→ **Requirement**: Look through the data for the string "document". Copy every line where it is found.
** Begin Material provided **
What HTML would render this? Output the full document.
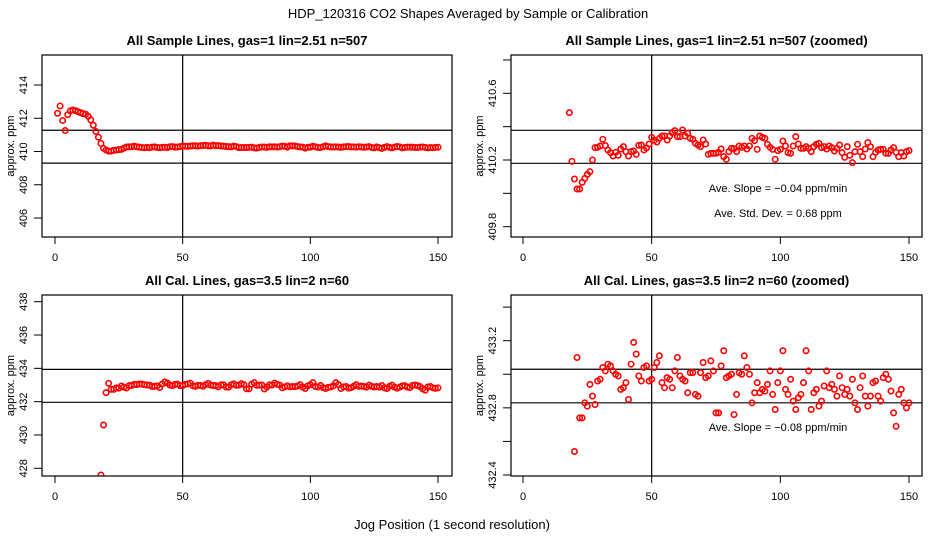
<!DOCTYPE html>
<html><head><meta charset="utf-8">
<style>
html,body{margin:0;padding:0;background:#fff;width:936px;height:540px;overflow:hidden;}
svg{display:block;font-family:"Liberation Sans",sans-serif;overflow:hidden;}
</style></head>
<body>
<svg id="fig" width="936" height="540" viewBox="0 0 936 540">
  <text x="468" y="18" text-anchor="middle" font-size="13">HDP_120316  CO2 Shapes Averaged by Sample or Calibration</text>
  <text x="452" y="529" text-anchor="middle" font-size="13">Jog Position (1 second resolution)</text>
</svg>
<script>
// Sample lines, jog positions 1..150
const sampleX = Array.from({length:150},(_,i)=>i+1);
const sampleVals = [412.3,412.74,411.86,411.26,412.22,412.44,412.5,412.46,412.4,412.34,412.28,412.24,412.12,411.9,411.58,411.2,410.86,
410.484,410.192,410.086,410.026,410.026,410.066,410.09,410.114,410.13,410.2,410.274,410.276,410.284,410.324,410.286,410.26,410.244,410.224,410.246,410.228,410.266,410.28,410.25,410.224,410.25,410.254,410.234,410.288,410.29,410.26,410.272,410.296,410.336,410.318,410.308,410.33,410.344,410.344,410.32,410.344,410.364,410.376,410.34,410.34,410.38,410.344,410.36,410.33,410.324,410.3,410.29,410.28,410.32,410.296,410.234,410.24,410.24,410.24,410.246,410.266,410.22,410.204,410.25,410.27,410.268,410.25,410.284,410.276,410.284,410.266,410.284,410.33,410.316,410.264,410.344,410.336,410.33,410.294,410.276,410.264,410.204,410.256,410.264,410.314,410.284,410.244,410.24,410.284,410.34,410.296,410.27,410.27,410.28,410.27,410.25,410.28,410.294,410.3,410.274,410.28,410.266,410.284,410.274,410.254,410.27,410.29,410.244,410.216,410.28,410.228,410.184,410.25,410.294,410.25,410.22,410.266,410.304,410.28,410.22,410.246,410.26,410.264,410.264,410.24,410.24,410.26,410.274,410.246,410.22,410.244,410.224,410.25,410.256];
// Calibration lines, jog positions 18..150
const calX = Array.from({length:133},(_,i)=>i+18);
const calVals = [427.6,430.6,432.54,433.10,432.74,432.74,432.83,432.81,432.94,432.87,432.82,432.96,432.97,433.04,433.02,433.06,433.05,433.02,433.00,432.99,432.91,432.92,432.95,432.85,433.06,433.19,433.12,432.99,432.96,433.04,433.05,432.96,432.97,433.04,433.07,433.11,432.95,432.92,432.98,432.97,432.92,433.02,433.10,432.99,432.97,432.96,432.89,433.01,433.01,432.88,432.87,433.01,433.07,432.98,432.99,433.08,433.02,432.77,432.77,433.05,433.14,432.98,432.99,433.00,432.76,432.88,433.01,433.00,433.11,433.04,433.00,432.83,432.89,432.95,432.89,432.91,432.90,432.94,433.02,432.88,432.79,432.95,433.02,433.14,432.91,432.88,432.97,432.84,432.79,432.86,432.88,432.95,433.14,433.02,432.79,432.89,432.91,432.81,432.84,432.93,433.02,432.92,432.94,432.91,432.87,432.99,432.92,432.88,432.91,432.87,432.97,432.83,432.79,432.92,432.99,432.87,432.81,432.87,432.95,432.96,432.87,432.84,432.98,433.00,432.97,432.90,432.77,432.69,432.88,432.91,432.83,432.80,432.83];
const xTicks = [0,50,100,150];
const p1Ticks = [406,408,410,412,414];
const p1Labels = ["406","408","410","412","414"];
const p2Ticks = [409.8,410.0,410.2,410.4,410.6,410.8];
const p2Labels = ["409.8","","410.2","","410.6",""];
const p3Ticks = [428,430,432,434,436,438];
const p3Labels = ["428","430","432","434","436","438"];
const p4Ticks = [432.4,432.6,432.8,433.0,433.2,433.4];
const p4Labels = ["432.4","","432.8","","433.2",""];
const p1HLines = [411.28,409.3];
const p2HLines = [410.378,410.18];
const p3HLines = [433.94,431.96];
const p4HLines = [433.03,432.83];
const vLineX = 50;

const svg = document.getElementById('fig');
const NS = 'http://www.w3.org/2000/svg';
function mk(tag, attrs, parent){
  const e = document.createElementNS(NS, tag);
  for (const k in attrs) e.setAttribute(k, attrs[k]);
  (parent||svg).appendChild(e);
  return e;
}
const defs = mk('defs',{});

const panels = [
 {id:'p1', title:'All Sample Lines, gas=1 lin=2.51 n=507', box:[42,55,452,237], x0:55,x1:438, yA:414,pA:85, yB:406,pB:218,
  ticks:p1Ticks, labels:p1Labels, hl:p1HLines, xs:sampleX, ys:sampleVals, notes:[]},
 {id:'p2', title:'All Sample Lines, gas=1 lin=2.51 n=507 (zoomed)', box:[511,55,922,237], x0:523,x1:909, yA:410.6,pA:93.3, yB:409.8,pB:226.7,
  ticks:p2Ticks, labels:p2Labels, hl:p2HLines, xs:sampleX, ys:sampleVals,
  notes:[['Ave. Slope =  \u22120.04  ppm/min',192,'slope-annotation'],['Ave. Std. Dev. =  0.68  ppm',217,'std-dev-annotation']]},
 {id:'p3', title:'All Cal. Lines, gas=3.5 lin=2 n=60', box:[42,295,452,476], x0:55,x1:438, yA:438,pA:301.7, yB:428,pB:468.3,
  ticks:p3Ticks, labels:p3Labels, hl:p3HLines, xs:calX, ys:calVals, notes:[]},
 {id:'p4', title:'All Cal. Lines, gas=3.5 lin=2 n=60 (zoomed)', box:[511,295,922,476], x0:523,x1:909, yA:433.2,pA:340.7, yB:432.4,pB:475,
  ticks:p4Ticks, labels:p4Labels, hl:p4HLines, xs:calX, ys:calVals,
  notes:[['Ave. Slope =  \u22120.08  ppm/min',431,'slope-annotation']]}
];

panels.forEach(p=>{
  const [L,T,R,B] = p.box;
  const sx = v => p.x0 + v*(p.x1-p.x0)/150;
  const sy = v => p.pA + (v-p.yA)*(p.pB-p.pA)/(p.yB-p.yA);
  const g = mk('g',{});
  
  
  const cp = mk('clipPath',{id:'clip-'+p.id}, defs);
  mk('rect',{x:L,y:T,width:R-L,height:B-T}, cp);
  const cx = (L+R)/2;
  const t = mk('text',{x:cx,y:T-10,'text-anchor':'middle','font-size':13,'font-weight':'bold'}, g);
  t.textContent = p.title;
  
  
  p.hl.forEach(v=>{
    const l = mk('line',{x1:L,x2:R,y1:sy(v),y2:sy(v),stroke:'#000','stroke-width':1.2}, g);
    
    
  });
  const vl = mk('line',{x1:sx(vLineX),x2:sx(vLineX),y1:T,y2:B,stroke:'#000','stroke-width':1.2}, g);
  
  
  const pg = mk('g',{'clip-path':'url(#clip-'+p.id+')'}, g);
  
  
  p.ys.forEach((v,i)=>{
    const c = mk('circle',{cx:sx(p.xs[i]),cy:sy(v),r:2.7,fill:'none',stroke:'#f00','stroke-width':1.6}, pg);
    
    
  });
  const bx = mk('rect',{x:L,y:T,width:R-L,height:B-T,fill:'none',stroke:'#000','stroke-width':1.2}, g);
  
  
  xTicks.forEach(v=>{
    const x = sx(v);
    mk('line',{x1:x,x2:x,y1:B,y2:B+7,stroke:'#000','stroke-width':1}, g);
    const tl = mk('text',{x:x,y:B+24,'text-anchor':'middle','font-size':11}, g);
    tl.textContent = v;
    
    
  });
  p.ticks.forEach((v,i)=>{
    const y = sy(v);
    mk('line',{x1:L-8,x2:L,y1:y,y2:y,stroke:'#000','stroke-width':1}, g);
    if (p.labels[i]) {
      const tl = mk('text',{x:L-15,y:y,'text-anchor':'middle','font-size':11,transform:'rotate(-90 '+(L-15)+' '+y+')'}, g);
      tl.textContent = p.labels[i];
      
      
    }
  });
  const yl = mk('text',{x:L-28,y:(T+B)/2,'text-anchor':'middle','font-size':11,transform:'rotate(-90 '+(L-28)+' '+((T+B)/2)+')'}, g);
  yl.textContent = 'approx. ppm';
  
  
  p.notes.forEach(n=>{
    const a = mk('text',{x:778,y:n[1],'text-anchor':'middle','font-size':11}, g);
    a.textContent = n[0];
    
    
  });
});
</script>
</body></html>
** End Material provided **
→ **Result of this task**:
What HTML would render this? Output the full document.
const svg = document.getElementById('fig');
  const e = document.createElementNS(NS, tag);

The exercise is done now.